The dashboards went live and had 30,000 users in the first month. No marketing, no press release — just a link on the agency’s website. People wanted this data.

The Part Most People Miss

The dashboards got the attention. The director could show them to the Mayor’s office. Reporters cited them. Residents used them to check on their permits.

But the real transformation was quieter. Those 160 hours a month of analyst time didn’t just disappear — they got redirected. The analysts who had been assembling reports were now analyzing data. Instead of answering “how many permits are backlogged?” they could investigate why permits were backlogged in specific categories, and what could be done about it.

One analysis led to a machine learning model for permit risk scoring that identified low-risk permits for expedited processing — a 15% efficiency improvement across all permit types. That analysis would have been impossible when the team’s entire bandwidth was consumed by manual report assembly.
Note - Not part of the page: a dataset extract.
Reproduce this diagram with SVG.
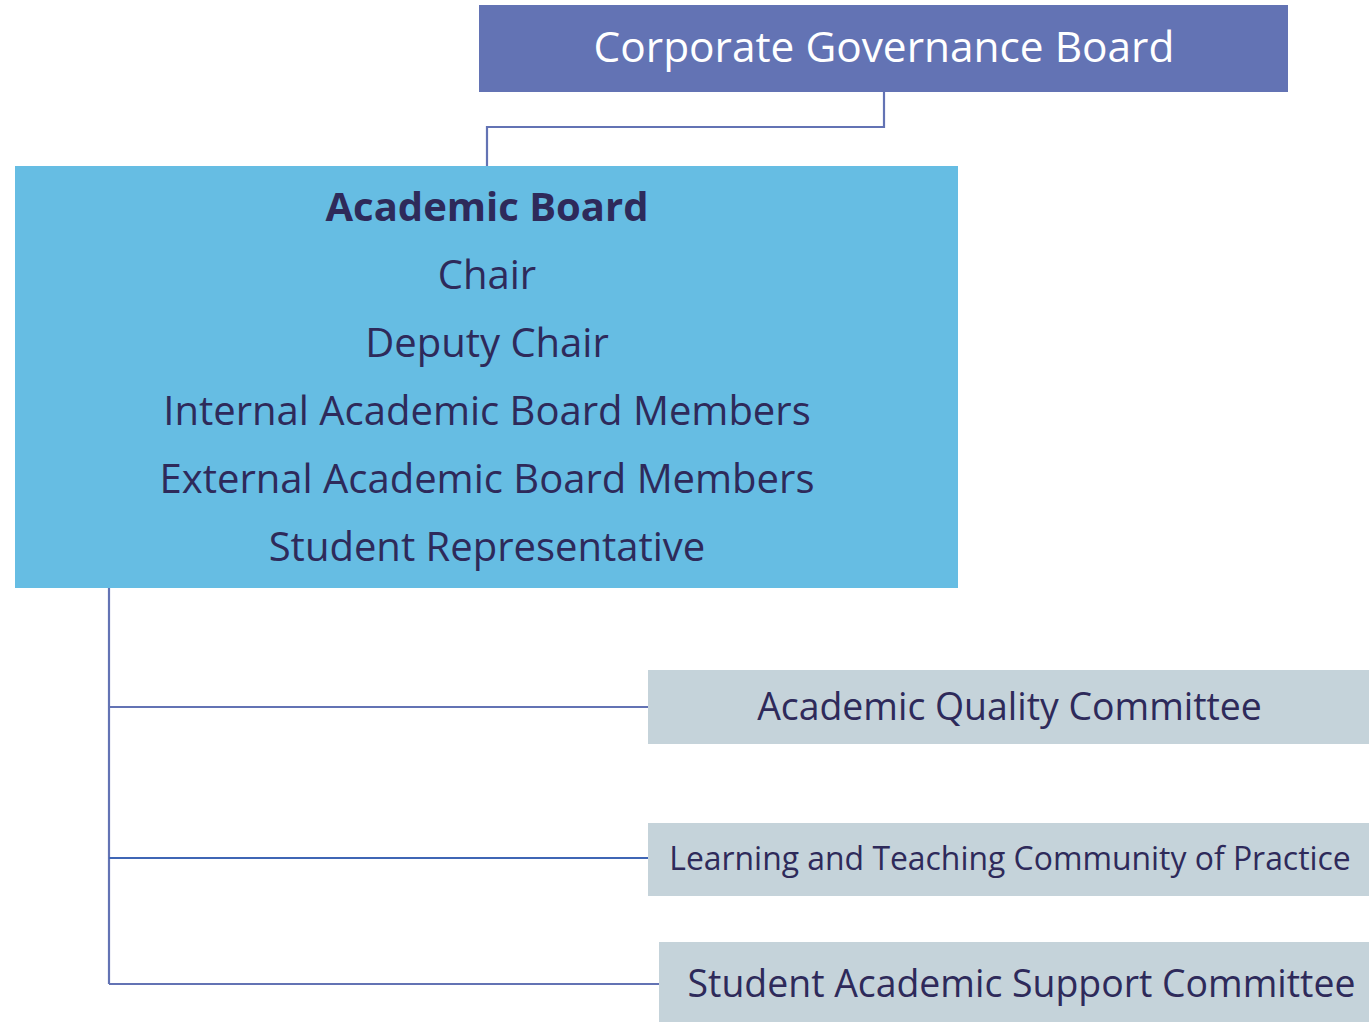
<svg xmlns="http://www.w3.org/2000/svg" width="1369" height="1022" viewBox="0 0 1369 1022">
<style>
text{font-family:"Open Sans","Noto Sans","Liberation Sans",sans-serif;text-anchor:middle}
.dark{fill:#2E2A5A}
.conn{fill:none;stroke:#6373B4;stroke-width:2.2}
.comm{fill:#C5D3DA}
</style>
<rect width="1369" height="1022" fill="#ffffff"/>
<g id="connectors">
<polyline class="conn" points="884,92 884,127 487,127 487,166"/>
<polyline class="conn" points="109,588 109,984"/>
<line class="conn" x1="109" y1="707" x2="648" y2="707"/>
<line class="conn" x1="109" y1="858" x2="648" y2="858" style="stroke:#3F66B5"/>
<line class="conn" x1="109" y1="984" x2="659" y2="984"/>
</g>
<g id="corporate-governance-board">
<rect x="479" y="5" width="809" height="87" fill="#6373B4"/>
<text x="884" y="62" font-size="42.4" fill="#ffffff">Corporate Governance Board</text>
</g>
<g id="academic-board">
<rect x="15" y="166" width="943" height="422" fill="#66BDE3"/>
<text x="487" y="221" font-size="40" font-weight="bold" class="dark">Academic Board</text>
<text x="487" y="289" font-size="40" class="dark">Chair</text>
<text x="487" y="357" font-size="40" class="dark">Deputy Chair</text>
<text x="487" y="425" font-size="40" class="dark">Internal Academic Board Members</text>
<text x="487" y="493" font-size="40" class="dark">External Academic Board Members</text>
<text x="487" y="561" font-size="40" class="dark">Student Representative</text>
</g>
<g id="academic-quality-committee">
<rect class="comm" x="648" y="670" width="721" height="74"/>
<text x="1009.5" y="720" font-size="37.4" class="dark">Academic Quality Committee</text>
</g>
<g id="learning-teaching-cop">
<rect class="comm" x="648" y="823" width="721" height="73"/>
<text x="1010" y="870" font-size="31.9" class="dark">Learning and Teaching Community of Practice</text>
</g>
<g id="student-academic-support-committee">
<rect class="comm" x="659" y="942" width="710" height="80"/>
<text x="1021.5" y="997" font-size="37.4" class="dark">Student Academic Support Committee</text>
</g>
</svg>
What This Means If You’re Not a Government Agency

The specifics here are government-specific, but the pattern isn’t. If any of this sounds familiar, you’re probably dealing with the same structural problem:

  • Multiple systems, no single source of truth. Whether it’s departments using different CRMs or warehouse data that doesn’t match accounting data, the root issue is the same.
  • Manual report assembly consuming analyst time. If smart people are spending days formatting spreadsheets instead of finding insights, you’re burning your most expensive resource on your lowest-value task.
  • Stakeholder trust in the numbers is low. When people routinely question report accuracy, they stop using the data for decisions. And that’s when gut-feel management takes over.

The fix follows the same sequence every time: unify the data first, automate the reporting second, and only then build the dashboards and analytics that people actually see.

Starting with the dashboards — which is what most vendors will sell you — just gives you a prettier version of the same unreliable numbers.